Some of my other high-yield selections are in more modest profit territory. One example is Premium Brands Holding Corp. It was selected in July 2013 when it was trading at $19.49. The shares were trading recently at $21.25, so they've gained a bit of ground. I picked this stock because of the 6.4 per cent yield at the time was attractive and apparently sustainable, plus the company has an impressive growth record. But I commented that the company's policy of basing its payout ratio on free cash flow was questionable. (For corporations, I prefer to see a payout ratio based on earnings unless they have unusually high depreciation and amortization charges.)

Premium Brands shares got as high as $24.55 in late February but fell to below $21 in March and continue to trade around that level. That was partly a result of year-end earnings that disappointed investors and partly profit-taking because the stock had gotten ahead of itself.

The company released first-quarter 2014 results earlier this month. They showed a 16.4 per cent increase in revenue to $266.9-million. Free cash flow for the last four quarters was $46.9-million, compared to total dividends paid of $27.2-million, which the company says translates into a payout ratio of 58 per cent. However, real earnings were only $1.9-million. That was up about 60 per cent from the same period in 2013 but translates into only $0.09 on a per share basis. The quarterly dividend is $0.3125 so actual earnings continue to fall well short of dividends. Because the yield is now down to 5.9 per cent due to the price appreciation, I now rate PBH as a hold.
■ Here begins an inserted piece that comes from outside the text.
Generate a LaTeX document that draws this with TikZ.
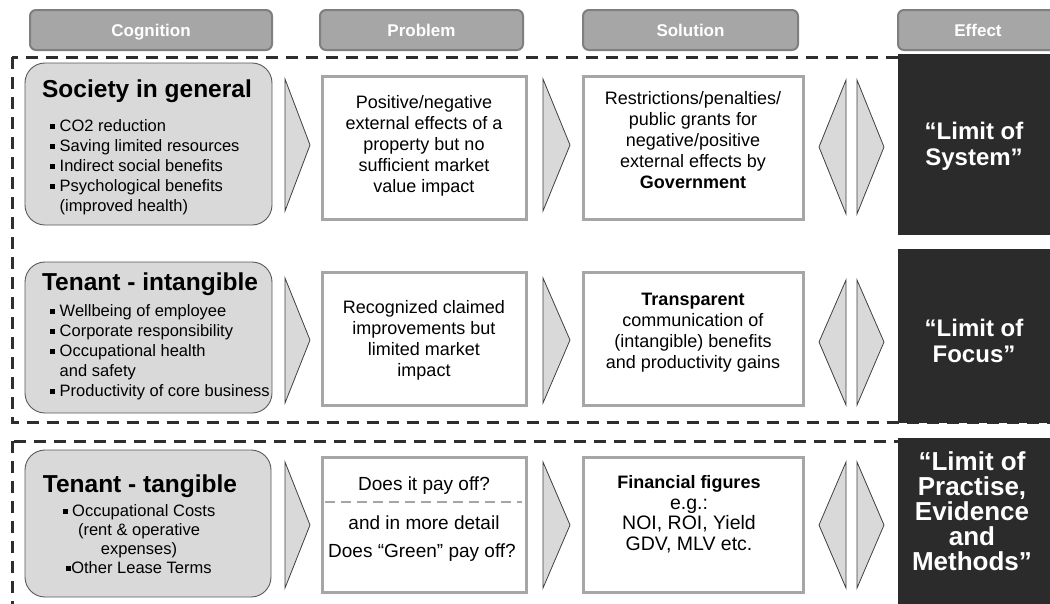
\documentclass[tikz,border=0pt]{standalone}
\usepackage{fontspec}
\setmainfont{Liberation Sans}
\definecolor{dashc}{HTML}{2E2E2E}
\definecolor{tabfill}{HTML}{A6A6A6}
\definecolor{tabline}{HTML}{7F7F7F}
\definecolor{cogfill}{HTML}{D9D9D9}
\definecolor{cogline}{HTML}{595959}
\definecolor{boxline}{HTML}{A6A6A6}
\definecolor{effbg}{HTML}{2B2B2B}
\definecolor{chevline}{HTML}{404040}
\newcommand{\bul}{\rule[0.16em]{0.3em}{0.3em}}
\begin{document}
\begin{tikzpicture}[x=1pt,y=-1pt,
  tab/.style={draw=tabline, fill=tabfill, line width=2pt, rounded corners=6pt,
    text=white, font=\bfseries\fontsize{17}{20}\selectfont, inner sep=0pt,
    text height=12pt, text depth=0pt},
  cog/.style={draw=cogline, fill=cogfill, line width=0.9pt, rounded corners=20pt, inner sep=0pt},
  pbox/.style={draw=boxline, fill=white, line width=3pt, inner sep=0pt},
  eff/.style={fill=effbg, inner sep=0pt},
  efftext/.style={text=white, align=center, inner sep=0pt},
  chev/.style={draw=chevline, fill=cogfill, line width=0.8pt, line join=miter},
  frame/.style={draw=dashc, line width=3pt, dash pattern=on 12pt off 8pt},
  title/.style={font=\bfseries\fontsize{24.5}{26}\selectfont, inner sep=0pt},
  items/.style={font=\fontsize{16.5}{20}\selectfont, align=left, inner sep=0pt},
  body/.style={font=\fontsize{18}{21}\selectfont, align=center, inner sep=0pt},
  divider/.style={draw=boxline, line width=2.5pt, dash pattern=on 10pt off 6pt}
]
\useasboundingbox (0,0) rectangle (1050,603);
\clip (0,0) rectangle (1050,603);
\fill[white] (0,0) rectangle (1050,603);

% dashed frames
\draw[frame] (12,57) rectangle (1100,422);
\draw[frame] (12,441) rectangle (1100,650);

% header tabs
\node[tab, minimum width=242pt, minimum height=40pt] (tcog) at (151,30) {Cognition};
\node[tab, minimum width=203pt, minimum height=40pt] (tprob) at (421.5,30) {Problem};
\node[tab, minimum width=215pt, minimum height=40pt] (tsol) at (690.5,30) {Solution};
\node[tab, minimum width=160pt, minimum height=40pt] (teff) at (978,30) {Effect};

% effect boxes
\node[eff, minimum width=160pt, minimum height=181pt] (e1) at (978,144.5) {};
\node[eff, minimum width=160pt, minimum height=174pt] (e2) at (978,336) {};
\node[eff, minimum width=160pt, minimum height=170pt] (e3) at (978,523) {};
\node[efftext, font=\bfseries\fontsize{24}{26}\selectfont] (e1t) at (974,146) {“Limit of\\System”};
\node[efftext, font=\bfseries\fontsize{24}{26}\selectfont] (e2t) at (974,341) {“Limit of\\Focus”};
\node[efftext, font=\bfseries\fontsize{26}{25}\selectfont] (e3t) at (972,511) {“Limit of\\Practise,\\Evidence\\and\\Methods”};

% cognition boxes
\node[cog, minimum width=247pt, minimum height=162pt] (c1) at (148.5,144) {};
\node[cog, minimum width=247pt, minimum height=151pt] (c2) at (148.5,337.5) {};
\node[cog, minimum width=246pt, minimum height=147pt] (c3) at (148,523.5) {};

\node[title] (c1t) at (147,91) {Society in general};
\node[items, anchor=north west] (c1l) at (50,119) {\bul\ CO2 reduction\\
\bul\ Saving limited resources\\
\bul\ Indirect social benefits\\
\bul\ Psychological benefits\\
\phantom{\bul\ }(improved health)};

\node[title] (c2t) at (150,284) {Tenant - intangible};
\node[items, anchor=north west] (c2l) at (50,304) {\bul\ Wellbeing of employee\\
\bul\ Corporate responsibility\\
\bul\ Occupational health\\
\phantom{\bul\ }and safety\\
\bul\ Productivity of core business};

\node[title] (c3t) at (140,486) {Tenant - tangible};
\node[items, align=center, font=\fontsize{16.5}{19}\selectfont, anchor=north] (c3l) at (139,504) {\bul\ Occupational Costs\\
(rent \& operative\\
expenses)\\
\bul Other Lease Terms};

% problem boxes
\node[pbox, minimum width=204pt, minimum height=143pt] (p1) at (424,148) {};
\node[pbox, minimum width=204pt, minimum height=133pt] (p2) at (424,338.5) {};
\node[pbox, minimum width=204pt, minimum height=135pt] (p3) at (424,524.5) {};
\node[body] (p1t) at (424,146) {Positive/negative\\external effects of a\\property but no\\sufficient market\\value impact};
\node[body] (p2t) at (424,340) {Recognized claimed\\improvements but\\limited market\\impact};
\node[body, font=\fontsize{19}{21}\selectfont] (p3a) at (424,486) {Does it pay off?};
\draw[divider] (325,502) -- (522,502);
\node[body, font=\fontsize{19}{21}\selectfont] (p3b) at (424,523) {and in more detail};
\node[body, font=\fontsize{19}{21}\selectfont] (p3c) at (422,553) {Does “Green” pay off?};

% solution boxes
\node[pbox, minimum width=220pt, minimum height=143pt] (s1) at (693,148) {};
\node[pbox, minimum width=220pt, minimum height=133pt] (s2) at (693,338.5) {};
\node[pbox, minimum width=220pt, minimum height=135pt] (s3) at (693,524.5) {};
\node[body] (s1t) at (693,140) {Restrictions/penalties/\\public grants for\\negative/positive\\external effects by\\\textbf{Government}};
\node[body] (s2t) at (693,333) {\textbf{Transparent}\\communication of\\(intangible) benefits\\and productivity gains};
\node[body, font=\fontsize{19.5}{20.5}\selectfont] (s3t) at (689,514) {{\bfseries\fontsize{18}{20.5}\selectfont Financial figures}\\e.g.:\\NOI, ROI, Yield\\GDV, MLV etc.};

% chevrons cognition -> problem
\draw[chev] (285,79) -- (310,145) -- (285,211) -- cycle;
\draw[chev] (285,278) -- (310,340) -- (285,403) -- cycle;
\draw[chev] (285,462) -- (310,525) -- (285,588) -- cycle;
% chevrons problem -> solution
\draw[chev] (543,79) -- (570,145) -- (543,211) -- cycle;
\draw[chev] (543,278) -- (570,340) -- (543,403) -- cycle;
\draw[chev] (543,462) -- (570,525) -- (543,588) -- cycle;
% double chevrons solution <-> effect
\draw[chev] (846,80) -- (819,147) -- (846,214) -- cycle;
\draw[chev] (857,80) -- (884,147) -- (857,214) -- cycle;
\draw[chev] (846,280) -- (819,342) -- (846,405) -- cycle;
\draw[chev] (857,280) -- (884,342) -- (857,405) -- cycle;
\draw[chev] (846,462) -- (819,525) -- (846,588) -- cycle;
\draw[chev] (857,462) -- (884,525) -- (857,588) -- cycle;
\end{tikzpicture}
\end{document}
No one gets it right all the time and one of my high-yield picks that has turned sour is Canexus Corp. I recommended it in February 2013 when it was trading at $9.08 and yielding 6.06 per cent. It's now trading at $4.62, with the trailing 12-month yield up to a whopping 12 per cent.

Canexus's main business is the production of sodium chlorate and chlor-alkali products, largely for the pulp and paper and water treatment industries. The Calgary-based company owns four plants in Canada and two at one site in Brazil. In addition, the company offers oil and gas transloading services to unit train at its terminal at Bruderheim, Alberta, which is being expanded.

The stock hit a high of $9.44 in July but then started a downward trend that has continued to the present day. I don't see much hope for a turnaround any time soon. This month, the company announced first-quarter results, which showed a year-over-year drop in cash operating profit of 14.5 per cent. The weak performance prompted the board to cut the dividend by 27 per cent to $0.10 per quarter, effective with the July 15 payment. That drops the forward yield to 8.7 per cent, which is still very high.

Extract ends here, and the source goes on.